SOURCE MATERIAL:
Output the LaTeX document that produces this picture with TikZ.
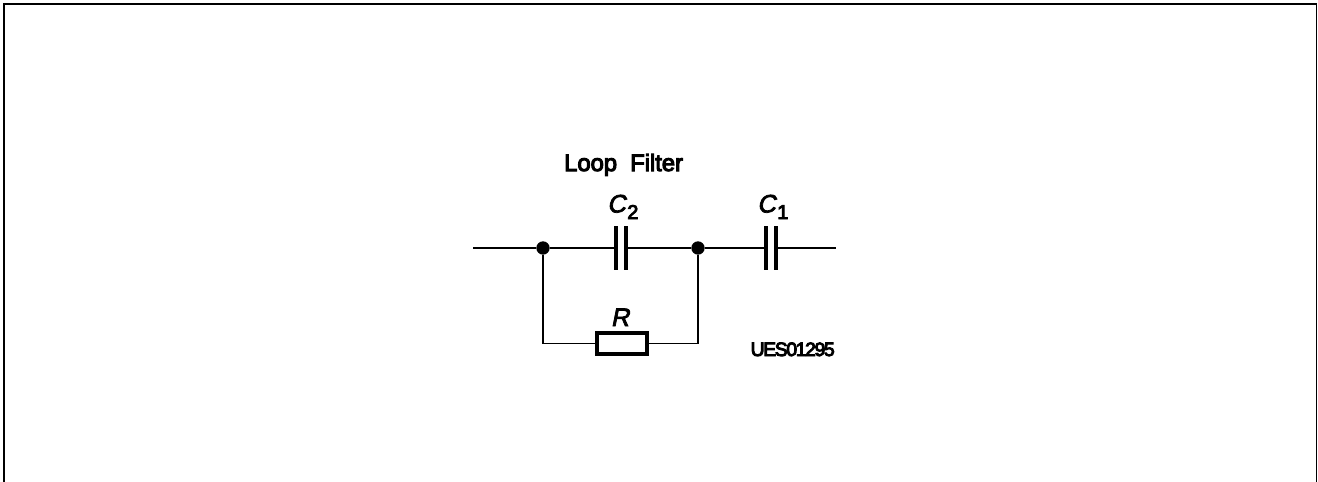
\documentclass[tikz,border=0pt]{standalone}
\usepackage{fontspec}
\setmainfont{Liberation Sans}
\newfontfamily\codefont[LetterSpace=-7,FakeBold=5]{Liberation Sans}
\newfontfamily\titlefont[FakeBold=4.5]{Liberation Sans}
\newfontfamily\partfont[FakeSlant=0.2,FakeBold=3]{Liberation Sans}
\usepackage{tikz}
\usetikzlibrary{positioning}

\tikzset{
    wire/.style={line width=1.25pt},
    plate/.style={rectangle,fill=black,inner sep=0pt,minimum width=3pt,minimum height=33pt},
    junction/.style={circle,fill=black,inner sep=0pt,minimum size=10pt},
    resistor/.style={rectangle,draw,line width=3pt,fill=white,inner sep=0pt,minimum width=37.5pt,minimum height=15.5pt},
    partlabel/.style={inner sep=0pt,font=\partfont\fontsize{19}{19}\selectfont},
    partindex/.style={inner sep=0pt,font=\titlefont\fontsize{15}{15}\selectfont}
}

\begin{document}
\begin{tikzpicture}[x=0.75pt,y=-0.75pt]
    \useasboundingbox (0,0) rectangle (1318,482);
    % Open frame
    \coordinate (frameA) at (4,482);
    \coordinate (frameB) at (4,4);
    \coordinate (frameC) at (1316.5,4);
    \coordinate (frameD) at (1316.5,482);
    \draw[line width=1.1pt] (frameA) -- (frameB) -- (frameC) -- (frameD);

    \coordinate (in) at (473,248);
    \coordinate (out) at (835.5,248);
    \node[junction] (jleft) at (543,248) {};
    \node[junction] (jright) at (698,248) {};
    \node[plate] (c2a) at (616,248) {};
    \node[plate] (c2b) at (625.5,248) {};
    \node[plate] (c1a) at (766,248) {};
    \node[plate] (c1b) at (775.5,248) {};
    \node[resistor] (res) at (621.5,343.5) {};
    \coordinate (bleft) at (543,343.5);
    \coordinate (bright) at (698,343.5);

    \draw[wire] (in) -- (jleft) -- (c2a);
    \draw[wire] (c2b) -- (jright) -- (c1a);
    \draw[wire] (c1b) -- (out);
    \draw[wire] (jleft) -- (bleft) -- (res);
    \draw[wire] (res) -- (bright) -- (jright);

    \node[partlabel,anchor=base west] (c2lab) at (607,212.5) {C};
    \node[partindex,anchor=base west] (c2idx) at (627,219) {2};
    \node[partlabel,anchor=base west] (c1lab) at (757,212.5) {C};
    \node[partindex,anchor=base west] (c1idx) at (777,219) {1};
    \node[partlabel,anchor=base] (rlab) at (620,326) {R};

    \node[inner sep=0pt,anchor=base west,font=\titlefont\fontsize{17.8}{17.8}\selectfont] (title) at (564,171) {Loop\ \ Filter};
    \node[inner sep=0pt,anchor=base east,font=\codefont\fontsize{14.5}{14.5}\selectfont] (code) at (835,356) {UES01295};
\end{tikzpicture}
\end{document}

TASK INSTRUCTIONS: Reproduce the material word for word. Any pictures should be left out of the copy.

REPLY TO THE EXERCISE:
Output the LaTeX document that produces this picture with TikZ.
\documentclass[tikz,border=0pt]{standalone}
\usepackage{fontspec}
\setmainfont{Liberation Sans}
\newfontfamily\codefont[LetterSpace=-7,FakeBold=5]{Liberation Sans}
\newfontfamily\titlefont[FakeBold=4.5]{Liberation Sans}
\newfontfamily\partfont[FakeSlant=0.2,FakeBold=3]{Liberation Sans}
\usepackage{tikz}
\usetikzlibrary{positioning}

\tikzset{
    wire/.style={line width=1.25pt},
    plate/.style={rectangle,fill=black,inner sep=0pt,minimum width=3pt,minimum height=33pt},
    junction/.style={circle,fill=black,inner sep=0pt,minimum size=10pt},
    resistor/.style={rectangle,draw,line width=3pt,fill=white,inner sep=0pt,minimum width=37.5pt,minimum height=15.5pt},
    partlabel/.style={inner sep=0pt,font=\partfont\fontsize{19}{19}\selectfont},
    partindex/.style={inner sep=0pt,font=\titlefont\fontsize{15}{15}\selectfont}
}

\begin{document}
\begin{tikzpicture}[x=0.75pt,y=-0.75pt]
    \useasboundingbox (0,0) rectangle (1318,482);
    % Open frame
    \coordinate (frameA) at (4,482);
    \coordinate (frameB) at (4,4);
    \coordinate (frameC) at (1316.5,4);
    \coordinate (frameD) at (1316.5,482);
    \draw[line width=1.1pt] (frameA) -- (frameB) -- (frameC) -- (frameD);

    \coordinate (in) at (473,248);
    \coordinate (out) at (835.5,248);
    \node[junction] (jleft) at (543,248) {};
    \node[junction] (jright) at (698,248) {};
    \node[plate] (c2a) at (616,248) {};
    \node[plate] (c2b) at (625.5,248) {};
    \node[plate] (c1a) at (766,248) {};
    \node[plate] (c1b) at (775.5,248) {};
    \node[resistor] (res) at (621.5,343.5) {};
    \coordinate (bleft) at (543,343.5);
    \coordinate (bright) at (698,343.5);

    \draw[wire] (in) -- (jleft) -- (c2a);
    \draw[wire] (c2b) -- (jright) -- (c1a);
    \draw[wire] (c1b) -- (out);
    \draw[wire] (jleft) -- (bleft) -- (res);
    \draw[wire] (res) -- (bright) -- (jright);

    \node[partlabel,anchor=base west] (c2lab) at (607,212.5) {C};
    \node[partindex,anchor=base west] (c2idx) at (627,219) {2};
    \node[partlabel,anchor=base west] (c1lab) at (757,212.5) {C};
    \node[partindex,anchor=base west] (c1idx) at (777,219) {1};
    \node[partlabel,anchor=base] (rlab) at (620,326) {R};

    \node[inner sep=0pt,anchor=base west,font=\titlefont\fontsize{17.8}{17.8}\selectfont] (title) at (564,171) {Loop\ \ Filter};
    \node[inner sep=0pt,anchor=base east,font=\codefont\fontsize{14.5}{14.5}\selectfont] (code) at (835,356) {UES01295};
\end{tikzpicture}
\end{document}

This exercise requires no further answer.